Published online by Cambridge University Press: 28 March 2008
The written sources
Although our sources concerning the Avars are rather poor and their historical interpretation is not beyond dispute, the clearest picture that can be drawn of the European destinies of the Avars must rely, above all, on the testimony of Greek and Latin and – to a smaller extent – on the evidence provided by Oriental (Syriac, Armenian, Coptic, Arabic) and Slavic sources. In spite of the fact that these sources view the Avars from the outside and represent a one-sided, Byzantine, Langobard or Frank point of view, they still constitute the most solid base for an approach to Avar history. There are no Avar records of any importance, and one must make do with such sources that are available. A survey of Avar history best begins with a conspectus of the main data culled from the available written sources.

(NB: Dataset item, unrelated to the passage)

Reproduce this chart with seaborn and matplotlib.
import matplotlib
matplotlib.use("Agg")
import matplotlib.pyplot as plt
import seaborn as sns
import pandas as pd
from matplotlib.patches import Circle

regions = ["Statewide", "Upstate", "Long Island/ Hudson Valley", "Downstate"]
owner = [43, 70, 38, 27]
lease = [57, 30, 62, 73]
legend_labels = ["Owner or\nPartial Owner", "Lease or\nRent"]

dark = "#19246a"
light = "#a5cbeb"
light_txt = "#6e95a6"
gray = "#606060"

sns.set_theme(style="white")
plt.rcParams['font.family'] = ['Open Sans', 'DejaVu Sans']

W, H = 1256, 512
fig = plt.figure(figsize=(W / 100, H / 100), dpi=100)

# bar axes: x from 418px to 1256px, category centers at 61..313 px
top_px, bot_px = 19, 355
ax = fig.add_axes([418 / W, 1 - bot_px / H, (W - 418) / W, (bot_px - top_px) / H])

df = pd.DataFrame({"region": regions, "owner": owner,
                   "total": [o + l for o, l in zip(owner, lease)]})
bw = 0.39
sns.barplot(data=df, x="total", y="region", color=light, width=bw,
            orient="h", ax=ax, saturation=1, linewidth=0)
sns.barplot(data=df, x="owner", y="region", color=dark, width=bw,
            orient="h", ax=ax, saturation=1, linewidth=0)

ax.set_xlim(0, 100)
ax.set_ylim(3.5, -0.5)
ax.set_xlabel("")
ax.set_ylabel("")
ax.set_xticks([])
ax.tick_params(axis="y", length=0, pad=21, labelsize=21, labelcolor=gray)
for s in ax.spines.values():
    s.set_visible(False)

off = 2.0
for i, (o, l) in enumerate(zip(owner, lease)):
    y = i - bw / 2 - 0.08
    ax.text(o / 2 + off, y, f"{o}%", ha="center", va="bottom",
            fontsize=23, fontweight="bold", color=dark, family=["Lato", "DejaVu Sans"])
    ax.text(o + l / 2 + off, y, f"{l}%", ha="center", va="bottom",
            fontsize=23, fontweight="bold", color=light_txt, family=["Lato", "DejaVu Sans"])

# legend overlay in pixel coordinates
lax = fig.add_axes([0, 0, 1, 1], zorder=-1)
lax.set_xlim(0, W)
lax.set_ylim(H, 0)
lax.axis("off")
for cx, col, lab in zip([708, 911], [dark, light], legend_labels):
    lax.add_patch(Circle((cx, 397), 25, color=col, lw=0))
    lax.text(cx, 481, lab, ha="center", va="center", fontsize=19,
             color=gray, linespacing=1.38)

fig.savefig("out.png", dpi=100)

As early as the 6th century B.C. a shaman-like wonderpriest called Abaris is known in the Hellenic tradition. It is however very questionable whether that name – supposedly a personal name of steppe origin – may be directly connected with the ethnic name of the Avars. The palimpsest of the Vatican, deciphered lately, seems to suggest the ethnonym “Aparnoi” which occurs in some manuscripts of Strabo may be a corrupted reading; and should not be considered a reference to the Avars. It is Priscus, chronicler of the great Eurasian migrations of about A.D. 463, who among the known Greek and Latin authors is the first to mention with certainty the name of the Avar people.